Bear country basics: non-negotiable habits

If your destination includes active bear habitat, treat local guidance as law. Common best practices include approved bear lockers, bear-resistant canisters, or locked vehicle storage where permitted. Never assume your usual routine is enough without checking local rules.

  • Cook and store food away from sleeping areas.
  • Never keep snacks, toothpaste, or trash inside tents.
  • Follow posted disposal guidance exactly.
  • Report problem wildlife behavior to campground staff early.

Good food storage is not about fear. It is about reducing attractants so both people and animals stay safer.

Family camping: how to make the system actually stick

On family trips, food safety breaks down when rules are unclear. Assign simple roles:

  • One cooler lead: controls raw-food access and lid discipline.
  • One cleanup lead: runs nightly surface and utensil reset.
  • Kids task: wrapper and crumb sweep before dark.

Short role assignments work better than broad reminders like “everyone clean up.” If your broader prep system still feels inconsistent, align this workflow with the spring camping checklist before your next trip.

Common food storage mistakes (and fixes)

  • Mistake: Leaving coolers outside and unlocked overnight.
    Fix: Use approved storage methods for your campground and region.
  • Mistake: Storing “just one snack” in the tent.
    Fix: Keep sleeping zones scent-free, always.
  • Mistake: Treating empty packaging as harmless.
    Fix: Seal and dispose of packaging with the same discipline as food.
  • Mistake: No cleanup structure after dinner.
    Fix: Run the 10-minute nightly reset every time.

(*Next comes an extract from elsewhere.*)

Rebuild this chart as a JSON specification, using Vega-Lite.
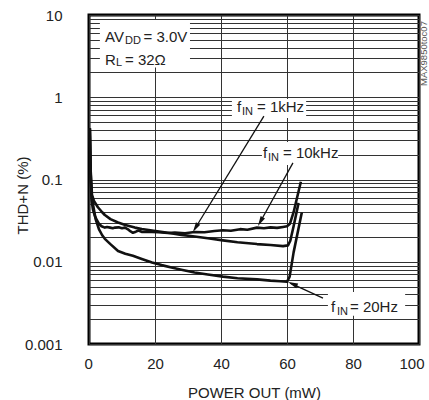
{
  "$schema": "https://vega.github.io/schema/vega-lite/v6.json",
  "width": 330,
  "height": 329,
  "autosize": {"type": "none"},
  "padding": {"left": 89, "top": 15, "right": 10, "bottom": 56},
  "background": "white",
  "config": {
    "view": {"stroke": "black", "strokeWidth": 3},
    "font": "Liberation Sans",
    "axis": {
      "labelFont": "Liberation Sans",
      "labelFontSize": 15,
      "labelColor": "#222",
      "titleFont": "Liberation Sans",
      "titleFontSize": 15,
      "titleFontWeight": "normal",
      "titleColor": "#222",
      "domain": false,
      "ticks": false,
      "gridColor": "#333",
      "gridWidth": 1,
      "gridOpacity": 1
    }
  },
  "encoding": {
    "x": {
      "field": "x",
      "type": "quantitative",
      "scale": {"domain": [0, 100], "nice": false, "zero": false},
      "axis": {
        "values": [0, 20, 40, 60, 80, 100],
        "title": "POWER OUT (mW)",
        "labelPadding": 12,
        "labelFlush": true,
        "labelFlushOffset": 5,
        "titleY": 53,
        "titleBaseline": "alphabetic"
      }
    },
    "y": {
      "field": "y",
      "type": "quantitative",
      "scale": {"type": "log", "domain": [0.001, 10], "nice": false},
      "axis": {
        "values": [0.001, 0.002, 0.003, 0.004, 0.005, 0.006, 0.007, 0.008, 0.009, 0.01, 0.02, 0.03, 0.04, 0.05, 0.06, 0.07, 0.08, 0.09, 0.1, 0.2, 0.3, 0.4, 0.5, 0.6, 0.7, 0.8, 0.9, 1, 2, 3, 4, 5, 6, 7, 8, 9, 10],
        "labelExpr": "datum.value == 10 ? '10' : datum.value == 1 ? '1' : datum.value == 0.1 ? '0.1' : datum.value == 0.01 ? '0.01' : datum.value == 0.001 ? '0.001' : ''",
        "labelOverlap": false,
        "title": "THD+N (%)",
        "labelPadding": 27,
        "titleX": -62,
        "titleY": 180,
        "titleAngle": 270,
        "titleAlign": "center",
        "titleBaseline": "alphabetic"
      }
    }
  },
  "layer": [
    {
      "data": {"values": [
        {"x": 3.3, "x2": 30.6, "y": 8.7, "y2": 2.3},
        {"x": 43.3, "x2": 65.8, "y": 0.95, "y2": 0.56},
        {"x": 52.4, "x2": 75.5, "y": 0.286, "y2": 0.15},
        {"x": 72.4, "x2": 95.8, "y": 0.0043, "y2": 0.0022}
      ]},
      "mark": {"type": "rect", "fill": "white"},
      "encoding": {
        "x2": {"field": "x2"},
        "y2": {"field": "y2"}
      }
    },
    {
      "data": {"values": [
        {"s": "1kHz", "x": 0.25, "y": 0.42}, {"s": "1kHz", "x": 0.5, "y": 0.13}, {"s": "1kHz", "x": 0.9, "y": 0.065}, {"s": "1kHz", "x": 1.5, "y": 0.055}, {"s": "1kHz", "x": 2.7, "y": 0.046}, {"s": "1kHz", "x": 4, "y": 0.04}, {"s": "1kHz", "x": 4.8, "y": 0.037}, {"s": "1kHz", "x": 6.5, "y": 0.033}, {"s": "1kHz", "x": 8.8, "y": 0.03}, {"s": "1kHz", "x": 11, "y": 0.028}, {"s": "1kHz", "x": 13.9, "y": 0.026}, {"s": "1kHz", "x": 16, "y": 0.025}, {"s": "1kHz", "x": 19.1, "y": 0.024}, {"s": "1kHz", "x": 23.9, "y": 0.0225}, {"s": "1kHz", "x": 28, "y": 0.0212}, {"s": "1kHz", "x": 32, "y": 0.0203}, {"s": "1kHz", "x": 36, "y": 0.0193}, {"s": "1kHz", "x": 40.6, "y": 0.0182}, {"s": "1kHz", "x": 45, "y": 0.0173}, {"s": "1kHz", "x": 50.9, "y": 0.0164}, {"s": "1kHz", "x": 55, "y": 0.016}, {"s": "1kHz", "x": 58.8, "y": 0.0155}, {"s": "1kHz", "x": 60.3, "y": 0.0158}, {"s": "1kHz", "x": 61, "y": 0.018}, {"s": "1kHz", "x": 62, "y": 0.027}, {"s": "1kHz", "x": 63.5, "y": 0.052},
        {"s": "10kHz", "x": 0.25, "y": 0.42}, {"s": "10kHz", "x": 0.5, "y": 0.1}, {"s": "10kHz", "x": 0.8, "y": 0.055}, {"s": "10kHz", "x": 1.2, "y": 0.043}, {"s": "10kHz", "x": 1.8, "y": 0.036}, {"s": "10kHz", "x": 2.4, "y": 0.032}, {"s": "10kHz", "x": 3, "y": 0.029}, {"s": "10kHz", "x": 3.8, "y": 0.027}, {"s": "10kHz", "x": 4.8, "y": 0.026}, {"s": "10kHz", "x": 5.5, "y": 0.0265}, {"s": "10kHz", "x": 6.4, "y": 0.026}, {"s": "10kHz", "x": 7.2, "y": 0.0255}, {"s": "10kHz", "x": 7.9, "y": 0.026}, {"s": "10kHz", "x": 9, "y": 0.0262}, {"s": "10kHz", "x": 10, "y": 0.0255}, {"s": "10kHz", "x": 10.9, "y": 0.026}, {"s": "10kHz", "x": 11.8, "y": 0.0248}, {"s": "10kHz", "x": 12.5, "y": 0.0235}, {"s": "10kHz", "x": 13.3, "y": 0.0225}, {"s": "10kHz", "x": 14.2, "y": 0.0232}, {"s": "10kHz", "x": 15, "y": 0.024}, {"s": "10kHz", "x": 16.1, "y": 0.023}, {"s": "10kHz", "x": 17.5, "y": 0.0232}, {"s": "10kHz", "x": 19.1, "y": 0.023}, {"s": "10kHz", "x": 21, "y": 0.0228}, {"s": "10kHz", "x": 23.9, "y": 0.0224}, {"s": "10kHz", "x": 26, "y": 0.0226}, {"s": "10kHz", "x": 29.1, "y": 0.0222}, {"s": "10kHz", "x": 32, "y": 0.023}, {"s": "10kHz", "x": 35, "y": 0.0228}, {"s": "10kHz", "x": 38, "y": 0.0236}, {"s": "10kHz", "x": 40.6, "y": 0.0242}, {"s": "10kHz", "x": 43, "y": 0.0238}, {"s": "10kHz", "x": 45.8, "y": 0.0249}, {"s": "10kHz", "x": 48, "y": 0.0245}, {"s": "10kHz", "x": 50.9, "y": 0.026}, {"s": "10kHz", "x": 53, "y": 0.0256}, {"s": "10kHz", "x": 55, "y": 0.0262}, {"s": "10kHz", "x": 57, "y": 0.0258}, {"s": "10kHz", "x": 58.8, "y": 0.0265}, {"s": "10kHz", "x": 60, "y": 0.027}, {"s": "10kHz", "x": 60.9, "y": 0.029}, {"s": "10kHz", "x": 62, "y": 0.04}, {"s": "10kHz", "x": 64.2, "y": 0.094},
        {"s": "20Hz", "x": 0.25, "y": 0.42}, {"s": "20Hz", "x": 0.5, "y": 0.12}, {"s": "20Hz", "x": 0.8, "y": 0.065}, {"s": "20Hz", "x": 1.2, "y": 0.05}, {"s": "20Hz", "x": 2, "y": 0.033}, {"s": "20Hz", "x": 3, "y": 0.025}, {"s": "20Hz", "x": 4, "y": 0.021}, {"s": "20Hz", "x": 4.8, "y": 0.019}, {"s": "20Hz", "x": 6.4, "y": 0.0165}, {"s": "20Hz", "x": 8.8, "y": 0.0135}, {"s": "20Hz", "x": 11, "y": 0.0125}, {"s": "20Hz", "x": 13.3, "y": 0.0118}, {"s": "20Hz", "x": 16, "y": 0.0108}, {"s": "20Hz", "x": 19.1, "y": 0.0098}, {"s": "20Hz", "x": 22, "y": 0.0091}, {"s": "20Hz", "x": 25, "y": 0.0085}, {"s": "20Hz", "x": 28, "y": 0.008}, {"s": "20Hz", "x": 32, "y": 0.0074}, {"s": "20Hz", "x": 36, "y": 0.007}, {"s": "20Hz", "x": 40.6, "y": 0.0066}, {"s": "20Hz", "x": 45, "y": 0.0063}, {"s": "20Hz", "x": 50.9, "y": 0.0061}, {"s": "20Hz", "x": 55, "y": 0.0059}, {"s": "20Hz", "x": 58, "y": 0.0058}, {"s": "20Hz", "x": 60, "y": 0.0057}, {"s": "20Hz", "x": 60.8, "y": 0.0066}, {"s": "20Hz", "x": 62, "y": 0.013}, {"s": "20Hz", "x": 64.5, "y": 0.04}
      ]},
      "mark": {"type": "line", "color": "#111", "strokeWidth": 2.6, "strokeJoin": "round"},
      "encoding": {
        "detail": {"field": "s"},
        "order": {"field": "x", "type": "quantitative"}
      }
    },
    {
      "data": {"values": [
        {"id": "a1", "x": 53.0, "y": 0.59}, {"id": "a1", "x": 31.9, "y": 0.0245},
        {"id": "a2", "x": 61.8, "y": 0.159}, {"id": "a2", "x": 51.6, "y": 0.029},
        {"id": "a3", "x": 70.9, "y": 0.00362}, {"id": "a3", "x": 61.0, "y": 0.0055}
      ]},
      "mark": {"type": "line", "color": "#111", "strokeWidth": 1.3},
      "encoding": {"detail": {"field": "id"}}
    },
    {
      "data": {"values": [{"x": 31.5, "y": 0.023}]},
      "mark": {"type": "point", "shape": "M0,0 L0.5,2 L-0.5,2 Z", "filled": true, "color": "#111", "opacity": 1, "size": 100, "angle": 211}
    },
    {
      "data": {"values": [{"x": 51.2, "y": 0.0272}]},
      "mark": {"type": "point", "shape": "M0,0 L0.5,2 L-0.5,2 Z", "filled": true, "color": "#111", "opacity": 1, "size": 100, "angle": 209}
    },
    {
      "data": {"values": [{"x": 60.3, "y": 0.00567}]},
      "mark": {"type": "point", "shape": "M0,0 L0.5,2 L-0.5,2 Z", "filled": true, "color": "#111", "opacity": 1, "size": 100, "angle": 293}
    },
    {
      "data": {"values": [
        {"x": 4.85, "y": 4.66, "t": "AV"},
        {"x": 16.5, "y": 4.66, "t": "= 3.0V"},
        {"x": 4.85, "y": 2.5, "t": "R"},
        {"x": 10.91, "y": 2.5, "t": "= 32Ω"},
        {"x": 44.85, "y": 0.662, "t": "f"},
        {"x": 50.91, "y": 0.662, "t": "= 1kHz"},
        {"x": 52.73, "y": 0.181, "t": "f"},
        {"x": 58.79, "y": 0.181, "t": "= 10kHz"},
        {"x": 73.33, "y": 0.00245, "t": "f"},
        {"x": 79.09, "y": 0.00245, "t": "= 20Hz"}
      ]},
      "mark": {"type": "text", "align": "left", "baseline": "alphabetic", "font": "Liberation Sans", "fontSize": 15, "color": "#222"},
      "encoding": {"text": {"field": "t"}}
    },
    {
      "data": {"values": [
        {"x": 10.91, "y": 4.38, "t": "DD"},
        {"x": 8.18, "y": 2.37, "t": "L"},
        {"x": 46.36, "y": 0.608, "t": "IN"},
        {"x": 54.24, "y": 0.168, "t": "IN"},
        {"x": 75.15, "y": 0.00225, "t": "IN"}
      ]},
      "mark": {"type": "text", "align": "left", "baseline": "alphabetic", "font": "Liberation Sans", "fontSize": 11, "color": "#222"},
      "encoding": {"text": {"field": "t"}}
    },
    {
      "data": {"values": [{"x": 101.6, "y": 3.4, "t": "MAX9850toc07"}]},
      "mark": {"type": "text", "align": "center", "baseline": "middle", "angle": 270, "font": "Liberation Sans", "fontSize": 9.5, "color": "#555"},
      "encoding": {"text": {"field": "t"}}
    }
  ]
}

Copy/paste campsite food storage checklist

  • Three-zone layout set (sleep, kitchen, storage)
  • Cooler organized by raw/prepped/day-use layers
  • Scented non-food items identified and contained
  • Trash plan confirmed (on-site bins or secure vehicle)
  • Nightly 10-minute cleanup routine assigned
  • Local wildlife storage rules reviewed
  • Final nighttime attractant sweep completed

Final takeaway

Smart camping food storage is one of the easiest ways to improve trip safety without buying more gear. Build a clear campsite layout, control scent sources, and run a strict nightly reset. These habits reduce wildlife encounters, protect your equipment, and make your campground routine cleaner and less stressful. If you repeat this system every trip, it becomes automatic—and your campsites stay safer for everyone who visits after you.